Bertrand Delanoë, le maire de Paris, fidèle parmi les plus «tunisophiles» des Français, ne pouvait manquer l'occasion du 3e anniversaire de la Révolution du 14 janvier 2011 pour dire tout le bien qu'il pense des progrès accomplis par notre transition démocratique. VIDEO.
Par Marwan Chahla
Le Bizertin de Paris, qui a toujours suivi de très près l'évolution de la situation en Tunisie, loue le travail mené par les organisations nationales et la société civile tunisiennes contre les forces de l'obscurantisme et du retour en arrière. Il n'a pas osé décrire la réussite de cette résistance comme étant une victoire contre l'intégrisme, car il lui faut bien rester diplomate et se prémunir contre toute accusation d'ingérence. Sa position se comprend.

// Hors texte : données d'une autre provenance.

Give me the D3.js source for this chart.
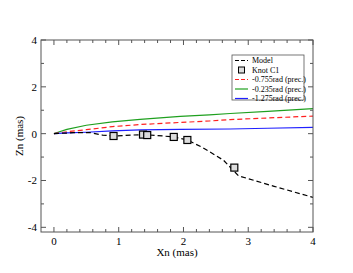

Invité, mardi matin, du programme 7/9 de nos confrères français de France Inter, M. Bertrand Delanoë a, d'entrée de jeu, annoncé la couleur de sa grande appréciation de la Révolution du 14 janvier: «Le peuple tunisien a fait une grande révolution. C'est la première révolution démocratique dans un pays arabe. Ce ne sont pas les partis politiques qui l'ont faite cette révolution. C'est le peuple tunisien et ses organisations, comme l'UGTT, la Ligue des droits de l'Homme, les Femmes démocrates, l'UTICA et les avocats. Il y a eu, pendant les trois dernières années, beaucoup de conflits, des drames et des assassinats, certes, mais grâce à la pression que ces organisations et la société civile ont exercée sur les dirigeants politiques – aussi bien les islamistes que ceux des autres formations politiques de l'opposition – il y a eu recherche de compromis.»
En 2011, Bertrand Delanoë a écrit au comité Nobel pour soutenir la candidature du peuple tunisien au Nobel de la paix. Ici, au siège de la LTDH, à Tunis, fin février 2011.
S'il reconnait qu'il y a mention précise, dans le projet de nouvelle constitution, du principe de l'Etat protecteur du sacré, Bertrand Delanoë s'empresse d'ajouter que la nouvelle Loi fondamentale «accorde aussi à chacun le droit d'avoir la religion qu'il souhaite, et même de quitter la religion musulmane pour choisir une autre religion. Et cela est un énorme pas dans la bonne direction», rappelant que, pour ce qui suivra, «tout dépendra, bien évidemment, de l'interprétation qui sera faite de cette nouvelle constitution». Et, avec beaucoup d'insistance et de fierté, le maire de Paris ne se prive pas du plaisir de s'exclamer : «N'oublions pas que le peuple tunisien a, historiquement, donné le ton» du Printemps arabe et de ce qui se passe aujourd'hui dans le monde arabo-musulman.
S'insurgeant contre une certaine tendance française à décrire la situation en Tunisie comme étant une confrontation entre camps laïc et islamiste, qu'il qualifie de «vision franco-française», M. Delanoë évoque, plutôt, une toute autre réalité tunisienne: pour lui, «la Tunisie, c'est un peuple, un pays et un Etat dont la religion est l'islam. D'ailleurs, comment peut-on expliquer que les Tunisiens aient réussi leurs compromis (à l'occasion de la rédaction de leur constitution, NDLR)?, s'interroge-t-il. «Tout simplement, en reprenant l'Article 1 de la Constitution de 1959, inspirée par Habib Bourguiba. De ce fait, vous pouvez avoir des islamistes politiques qui ne sont forcément les plus pieux du monde et, en même temps, des gens qui tiennent à la laïcité, à la diversité et au respect de la liberté de conscience et qui sont des musulmans très pieux», dit-il.
Et de conclure : «La référence à la culture et à la religion musulmanes est une évidence pour tous, même les athées tunisiens. Simplement, ce dont la majorité des Tunisiens ne veulent pas, c'est que la religion inspire l'action gouvernementale et la loi tunisienne. En réalité, les Tunisiens veulent préserver cette originalité qu'ils ont. Ils sont fiers de leur identité arabo-musulmane mais, dans le même temps, ils restent ouverts aux autres. C'est sans doute le peuple méditerranéen qui aime le plus les autres cultures et qui s'enrichit des autres cultures, mais il n'a pas envie de nier sa propre identité».
Pareille opinion de M. Delanoë conforte cette thèse selon laquelle il existe bel et bien une spécificité tunisienne qui, quoi qu'il advienne, aidera le peuple tunisien à surmonter les difficultés présentes et à réaliser des progrès.